I am writing this story as most times relief managers have a fairly comfortable job, with just welcoming the guests and preparing the cleaning tasks for the day. However, sometimes you get a doozy. Well, this was my turn…

It’s 5.00 am and dark and rainy and a great “thump, thump, thump!” has woken me up in a drowsy state. I am soon aware that an emergency system, with a mind of its own, has sprung to life. I walk around the building and through both levels of the carpark but can’t place where this screaming machine noise is coming from. Finally, behind the camouflage of tropical foliage, I spot a small bunker type room with “Fire hydrant pump room“ boldly printed on the door.

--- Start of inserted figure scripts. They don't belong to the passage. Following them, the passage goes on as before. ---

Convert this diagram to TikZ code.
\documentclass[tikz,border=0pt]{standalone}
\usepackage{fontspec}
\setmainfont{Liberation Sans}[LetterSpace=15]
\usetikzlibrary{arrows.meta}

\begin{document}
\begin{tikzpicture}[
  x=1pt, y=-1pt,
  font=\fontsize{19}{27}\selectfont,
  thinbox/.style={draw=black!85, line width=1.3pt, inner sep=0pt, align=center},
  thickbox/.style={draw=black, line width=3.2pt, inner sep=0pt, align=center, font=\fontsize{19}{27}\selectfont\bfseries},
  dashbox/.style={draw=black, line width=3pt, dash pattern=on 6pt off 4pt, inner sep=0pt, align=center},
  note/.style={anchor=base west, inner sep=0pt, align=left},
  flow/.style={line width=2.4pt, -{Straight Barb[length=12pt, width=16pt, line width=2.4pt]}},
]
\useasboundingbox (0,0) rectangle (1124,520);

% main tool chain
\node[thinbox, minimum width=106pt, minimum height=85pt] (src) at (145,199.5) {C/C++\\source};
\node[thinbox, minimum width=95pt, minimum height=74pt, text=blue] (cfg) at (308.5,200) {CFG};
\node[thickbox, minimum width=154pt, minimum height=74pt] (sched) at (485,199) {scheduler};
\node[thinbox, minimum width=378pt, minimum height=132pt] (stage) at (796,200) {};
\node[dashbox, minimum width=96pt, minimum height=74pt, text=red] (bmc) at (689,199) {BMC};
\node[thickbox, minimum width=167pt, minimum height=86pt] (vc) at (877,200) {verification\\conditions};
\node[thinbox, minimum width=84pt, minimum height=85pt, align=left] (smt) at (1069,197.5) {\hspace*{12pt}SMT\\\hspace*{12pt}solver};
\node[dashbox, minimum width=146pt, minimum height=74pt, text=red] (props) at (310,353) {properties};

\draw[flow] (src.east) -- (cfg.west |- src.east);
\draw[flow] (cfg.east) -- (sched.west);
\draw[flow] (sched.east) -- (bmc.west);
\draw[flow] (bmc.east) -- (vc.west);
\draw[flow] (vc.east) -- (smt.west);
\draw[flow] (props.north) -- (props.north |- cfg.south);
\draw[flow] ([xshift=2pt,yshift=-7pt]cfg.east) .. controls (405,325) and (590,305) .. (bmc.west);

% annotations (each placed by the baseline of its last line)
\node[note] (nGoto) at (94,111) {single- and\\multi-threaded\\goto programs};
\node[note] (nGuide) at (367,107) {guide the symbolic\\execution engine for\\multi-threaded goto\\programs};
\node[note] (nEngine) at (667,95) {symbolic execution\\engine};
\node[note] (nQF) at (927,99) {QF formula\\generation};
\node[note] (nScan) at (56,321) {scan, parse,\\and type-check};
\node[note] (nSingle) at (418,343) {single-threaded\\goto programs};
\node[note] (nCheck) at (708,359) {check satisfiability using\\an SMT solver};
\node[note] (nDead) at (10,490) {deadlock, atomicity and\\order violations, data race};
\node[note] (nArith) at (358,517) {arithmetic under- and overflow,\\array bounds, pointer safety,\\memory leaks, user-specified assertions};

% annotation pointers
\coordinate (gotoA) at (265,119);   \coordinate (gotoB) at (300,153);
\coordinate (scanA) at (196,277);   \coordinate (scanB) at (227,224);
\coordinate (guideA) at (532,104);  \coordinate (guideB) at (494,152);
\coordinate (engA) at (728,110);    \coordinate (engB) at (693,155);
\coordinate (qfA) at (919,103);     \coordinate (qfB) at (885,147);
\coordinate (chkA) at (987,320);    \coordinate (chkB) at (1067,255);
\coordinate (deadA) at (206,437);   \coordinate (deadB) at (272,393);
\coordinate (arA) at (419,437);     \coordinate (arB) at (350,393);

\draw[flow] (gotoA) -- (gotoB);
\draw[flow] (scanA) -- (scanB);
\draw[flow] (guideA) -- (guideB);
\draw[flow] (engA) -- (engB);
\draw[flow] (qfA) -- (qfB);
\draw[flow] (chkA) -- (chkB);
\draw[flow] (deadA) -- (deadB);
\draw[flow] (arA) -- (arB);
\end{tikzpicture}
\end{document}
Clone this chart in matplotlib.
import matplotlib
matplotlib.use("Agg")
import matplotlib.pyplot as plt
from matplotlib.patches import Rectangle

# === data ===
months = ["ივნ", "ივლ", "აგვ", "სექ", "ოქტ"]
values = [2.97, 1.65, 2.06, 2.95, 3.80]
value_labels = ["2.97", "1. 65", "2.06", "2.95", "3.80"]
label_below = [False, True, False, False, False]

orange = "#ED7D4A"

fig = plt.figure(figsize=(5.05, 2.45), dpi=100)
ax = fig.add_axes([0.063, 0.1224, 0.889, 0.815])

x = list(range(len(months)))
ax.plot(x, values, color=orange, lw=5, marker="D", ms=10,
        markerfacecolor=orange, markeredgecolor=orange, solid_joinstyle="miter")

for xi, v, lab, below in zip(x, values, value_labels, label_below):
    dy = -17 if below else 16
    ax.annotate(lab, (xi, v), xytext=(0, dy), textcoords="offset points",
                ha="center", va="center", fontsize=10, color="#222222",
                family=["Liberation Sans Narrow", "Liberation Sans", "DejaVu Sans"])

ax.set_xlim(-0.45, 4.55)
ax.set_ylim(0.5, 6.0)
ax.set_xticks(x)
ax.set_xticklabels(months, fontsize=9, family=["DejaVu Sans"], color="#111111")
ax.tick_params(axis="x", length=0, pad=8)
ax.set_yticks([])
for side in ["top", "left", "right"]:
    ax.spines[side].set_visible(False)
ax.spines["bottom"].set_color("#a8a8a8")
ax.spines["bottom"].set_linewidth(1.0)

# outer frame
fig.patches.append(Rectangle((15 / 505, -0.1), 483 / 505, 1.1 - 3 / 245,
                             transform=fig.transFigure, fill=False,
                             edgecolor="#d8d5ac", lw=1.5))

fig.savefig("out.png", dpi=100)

Ten minutes later, after finding the key, I enter this small, Besser block bunker. I find a diesel engine racing on full throttle. I open the control panel and see a huge red button labeled “Diesel stop”. I press it in and finally, the monster reluctantly stops. Relief for all!

Back in bed 20 minutes later it starts again and I repeat the process – this time the machine realises who is boss and it did not murmur again. This apartment block building is on a hill, looking out to the ocean and needs to pressurise its own sprinkler system as the main supply is not sufficient. The mystery was solved when I later discovered that one of the tenants had used the fire hose to wash down the deck! They will probably not do that again after they receive the account from the fire emergency services!

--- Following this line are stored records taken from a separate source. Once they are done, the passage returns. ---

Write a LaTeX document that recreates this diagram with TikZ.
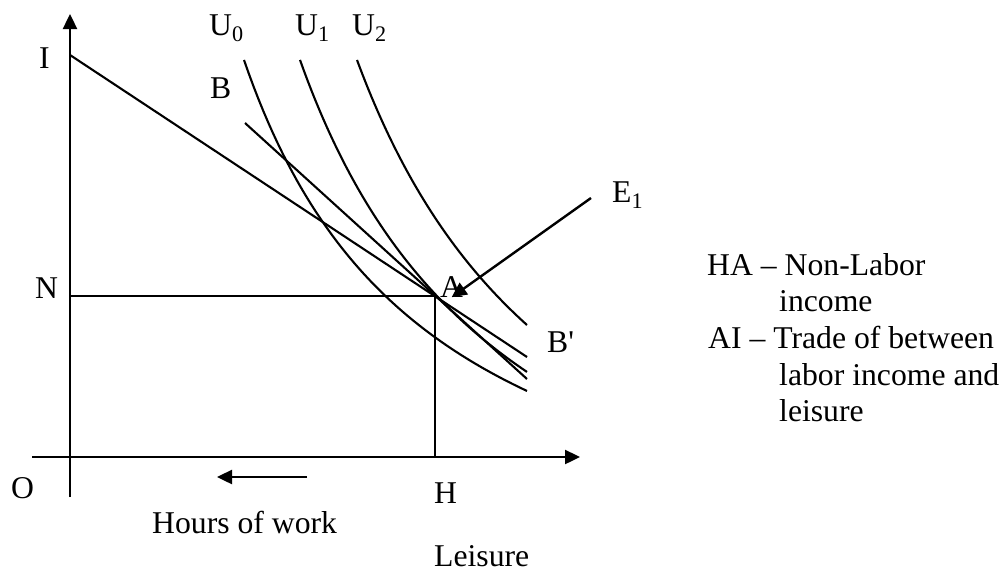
\documentclass[tikz,border=0pt]{standalone}
\usepackage{fontspec}
\setmainfont{Liberation Serif}
\usetikzlibrary{arrows.meta}

\begin{document}
\begin{tikzpicture}[x=1pt,y=-1pt,>={Triangle[length=15pt,width=14pt]},
  font=\fontsize{31.7}{38}\selectfont,
  lbl/.style={anchor=base west,inner sep=0pt},
  curve/.style={line width=2.1pt},
  axis/.style={line width=2.4pt}]
\useasboundingbox (0,0) rectangle (1007,571);
% points of the plot
\coordinate (o) at (70,457);
\coordinate (ytop) at (70,14);
\coordinate (ybot) at (70,497);
\coordinate (xleft) at (32,457);
\coordinate (xright) at (580,457);
\coordinate (i) at (70,55);
\coordinate (ie) at (527,357);
\coordinate (bs) at (245,123);
\coordinate (be) at (527,379);
\coordinate (n) at (70,296);
\coordinate (a) at (435,296);
\coordinate (h) at (435,457);
\coordinate (e) at (591,198);
\coordinate (ws) at (307,477);
\coordinate (we) at (217,477);
% labels
\node[lbl] (lI) at (39,68) {I};
\node[lbl] (lB) at (210,98) {B};
\node[lbl] (lU0) at (209,35) {U\textsubscript{0}};
\node[lbl] (lU1) at (295,35) {U\textsubscript{1}};
\node[lbl] (lU2) at (352,35) {U\textsubscript{2}};
\node[lbl] (lE) at (612,202) {E\textsubscript{1}};
\node[lbl] (lN) at (35,298) {N};
\node[lbl] (lA) at (440,297) {A};
\node[lbl] (lBp) at (547,352) {B\textquotesingle};
\node[lbl] (lO) at (11,498) {O};
\node[lbl] (lH) at (434,503) {H};
\node[lbl] (lW) at (152,533) {Hours of work};
\node[lbl] (lL) at (434,566) {Leisure};
% key on the right
\node[lbl] (k1) at (707,275) {HA -- Non-Labor};
\node[lbl] (k2) at (779,311) {income};
\node[lbl] (k3) at (708,348) {AI -- Trade of between};
\node[lbl] (k4) at (779,385) {labor income and};
\node[lbl] (k5) at (779,421) {leisure};
% axes
\draw[axis,->] (ybot) -- (ytop);
\draw[axis,->] (xleft) -- (xright);
% budget lines
\draw[curve] (i) -- (ie);
\draw[curve] (bs) -- (be);
\draw[curve] (n) -- (a) -- (h);
% indifference curves
\draw[curve,domain=244:527,samples=60] plot (\x,{613.4-105.26*(1000/(\x-53.8))});
\draw[curve,domain=300:527,samples=60] plot (\x,{670.6-132.7*(1000/(\x-82.7))});
\draw[curve,domain=357:527,samples=60] plot (\x,{686.7-145.4*(1000/(\x-125))});
% arrows
\draw[axis,->] (e) -- (lA.south);
\draw[axis,->] (ws) -- (we);
\end{tikzpicture}
\end{document}
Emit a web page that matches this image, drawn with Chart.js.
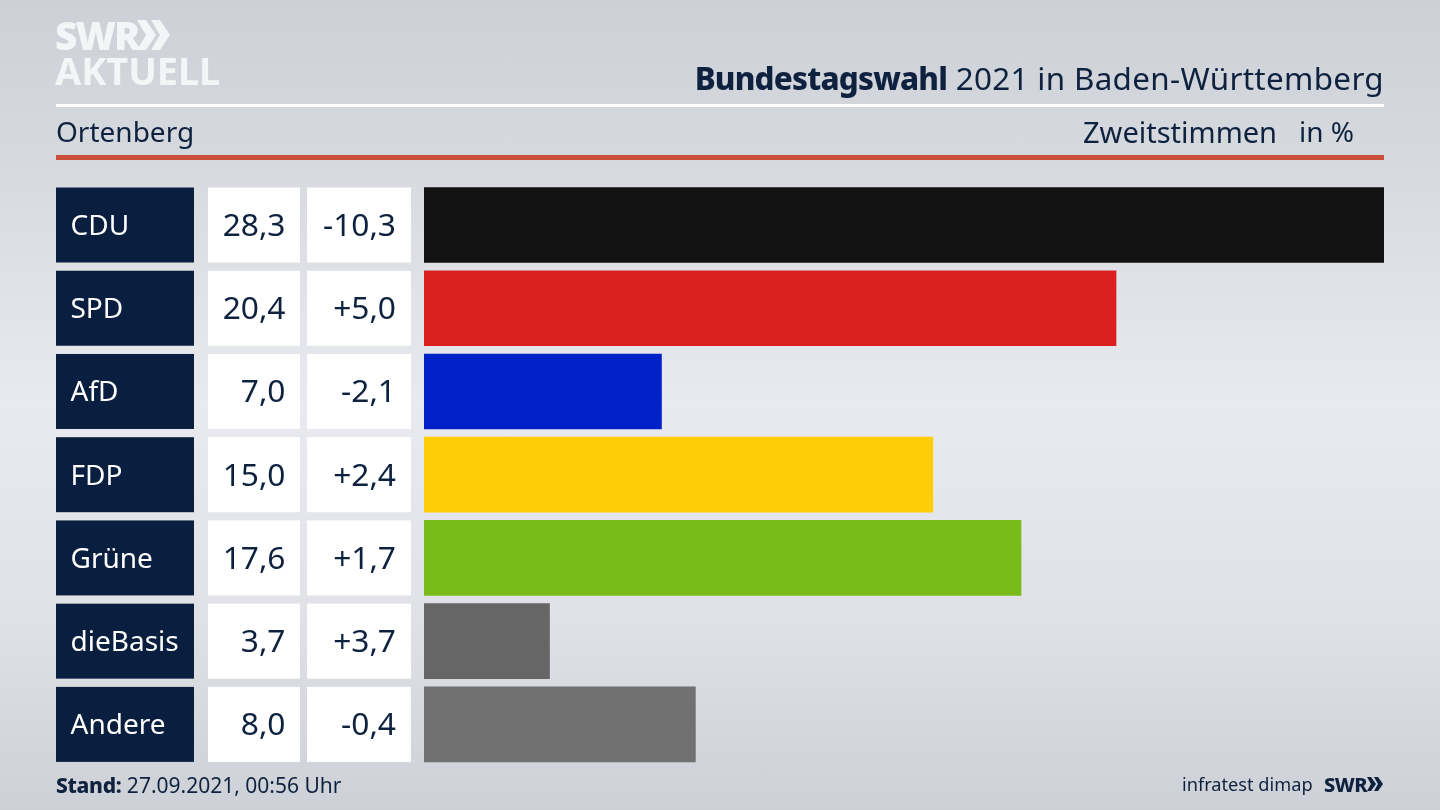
<!DOCTYPE html>
<html lang="de">
<head>
<meta charset="utf-8">
<title>Bundestagswahl 2021 in Baden-Württemberg</title>
<script src="https://cdn.jsdelivr.net/npm/chart.js@4"></script>
<style>
html, body { margin: 0; padding: 0; }
body {
	width: 1440px; height: 810px; overflow: hidden; position: relative;
	background: linear-gradient(180deg, #cdd0d6 0%, #d6d9de 20%, #e9eaef 50%, #e0e2e7 75%, #cdd0d6 100%);
	font-family: "Noto Sans", sans-serif; color: #0e2240;
}
#chartBox { position: absolute; left: 0; top: 0; width: 1440px; height: 810px; }
.txt { position: absolute; white-space: nowrap; line-height: 1; }
.rule { position: absolute; left: 56px; width: 1328px; }
</style>
</head>
<body>
<div id="chartBox"><canvas id="grafico"></canvas></div>

<!-- logo -->
<div class="txt" style="left:55px;top:15px;font-size:39px;font-weight:900;color:#f4f5f7;letter-spacing:-2px">SWR</div>
<svg style="position:absolute;left:137px;top:19px" width="34" height="33">
	<polygon points="0,1 9,1 19,16 9,31 0,31 9,16" fill="#f4f5f7"/>
	<polygon points="14,1 23,1 33,16 23,31 14,31 23,16" fill="#f4f5f7"/>
</svg>
<div class="txt" style="left:55px;top:51px;font-size:38px;font-weight:700;color:#f4f5f7;letter-spacing:-.1px">AKTUELL</div>

<!-- kopf -->
<div class="txt" style="right:56px;top:62px;font-size:31.4px;letter-spacing:.33px"><b style="font-weight:800;letter-spacing:-.8px">Bundestagswahl</b> 2021 in Baden-Württemberg</div>
<div class="rule" style="top:104px;height:3px;background:#fff"></div>
<div class="txt" style="left:56px;top:117px;font-size:28px">Ortenberg</div>
<div class="txt" style="left:1083px;top:117px;font-size:29px">Zweitstimmen</div>
<div class="txt" style="left:1299px;top:117px;font-size:28px">in %</div>
<div class="rule" style="top:155px;height:5px;background:#cc4f3e"></div>

<!-- fuss -->
<div class="txt" style="left:56px;top:775px;font-size:21px"><b style="font-weight:800;letter-spacing:-.3px">Stand:</b> 27.09.2021, 00:56 Uhr</div>
<div class="txt" style="left:1182px;top:775px;font-size:18.2px">infratest dimap</div>
<div class="txt" style="left:1324px;top:775px;font-size:20px;font-weight:800;letter-spacing:-.5px">SWR</div>
<svg style="position:absolute;left:1367px;top:776px" width="17" height="17">
	<polygon points="0,1 4,1 9,8 4,15 0,15 4,8" fill="#0e2240"/>
	<polygon points="7,1 11,1 16,8 11,15 7,15 11,8" fill="#0e2240"/>
</svg>

<script>
var parteien = ["CDU", "SPD", "AfD", "FDP", "Grüne", "dieBasis", "Andere"];
var anteil = [28.3, 20.4, 7.0, 15.0, 17.6, 3.7, 8.0];
var differenz = [-10.3, 5.0, -2.1, 2.4, 1.7, 3.7, -0.4];
var farben = ["#121212", "#da1f1f", "#0020c8", "#ffcc08", "#78bc1a", "#666666", "#717172"];

var fmt = function(v) { return v.toFixed(1).replace(".", ","); };
var fmtDiff = function(v) { return (v > 0 ? "+" : "") + fmt(v); };

//caixas da esquerda: nome, valor e diferenca
var tabela = {
	id: "tabela",
	beforeDraw: function(chart) {
		var ctx = chart.ctx, y = chart.scales.y;
		ctx.save();
		parteien.forEach(function(p, i) {
			var cy = y.getPixelForValue(i), top = cy - 37.5;
			ctx.fillStyle = "#0a1f3f";
			ctx.fillRect(56, top, 138, 75);
			ctx.fillStyle = "#ffffff";
			ctx.fillRect(208, top, 92, 75);
			ctx.fillRect(307, top, 104, 75);
			ctx.fillStyle = "#0e2240";
			ctx.font = "31.7px 'Noto Sans'";
			ctx.textAlign = "right";
			ctx.textBaseline = "middle";
			ctx.fillText(fmt(anteil[i]), 285.5, cy + 2);
			ctx.fillText(fmtDiff(differenz[i]), 396, cy + 2);
		});
		ctx.restore();
	}
};

window.onload = function() {
	var ctx = document.getElementById("grafico").getContext("2d");
	window.meuGrafico = new Chart(ctx, {
		type: "bar",
		data: {
			labels: parteien,
			datasets: [{ data: anteil, backgroundColor: farben, barThickness: 75, borderWidth: 0 }]
		},
		plugins: [tabela],
		options: {
			indexAxis: "y",
			responsive: false,
			animation: false,
			layout: { padding: { left: 70.5, right: 56, top: 183.4, bottom: 44 } },
			plugins: { legend: { display: false }, title: { display: false }, tooltip: { enabled: false } },
			scales: {
				x: { display: false, min: 0, max: 28.3 },
				y: {
					grid: { display: false },
					border: { display: false },
					afterFit: function(s) { s.width = 353.5; },
					ticks: { crossAlign: "far", labelOffset: 2, color: "#ffffff", font: { family: "Noto Sans", size: 28 } }
				}
			}
		}
	});
};
document.getElementById("grafico").width = 1440;
document.getElementById("grafico").height = 810;
</script>
</body>
</html>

Two days prior to the story above, late in the evening, a neighbour phoned and in tones not entirely polite asked if someone could come and shut off the buzzer and red flashing light outside his bedroom window. This is a large complex with three different towers so it did take a little time to find the control box and then, in the dark with the aid of a LED light, try and figure out what it was connected to and why it was upset. Turned out it was an alarm for a silage tank that was overfull because the pumps were not working correctly. These pumps are connected to sensors and sometimes a bit of foreign matter becomes entangled with the sensor and hence the alarm. The concrete blocks over the tank were too heavy for me so I put both pumps on to manual and flooded the tank with fresh water – after 20 minutes I turned it all back to auto and it was quiet again.

Why do these things test us in the wee hours? They say things come in threes – here is the third!

One morning I opened the office doors and was greeted by a strong gas smell all around the foyer and pool area. It didn’t take long for the guests to trickle in and advise me of the fact. I sniffed everywhere and couldn’t find the source and as it was so powerful I thought it best to ring an emergency number – easier said than done! After nine phone calls to Origin energy, local government and finally in desperation to Triple 0 I still couldn‘t get anyone to help. Would you believe Triple 0 put me through to directory assistance? After a fruitless hour I finally made contact with a gas fitter who came out with his bloodhound Harry Potter type rod, however by this time the wind had got up and the smell had dissipated. The smell never came back so still haven’t got a definite answer

Being a relief manager certainly sometimes has its challenging moments!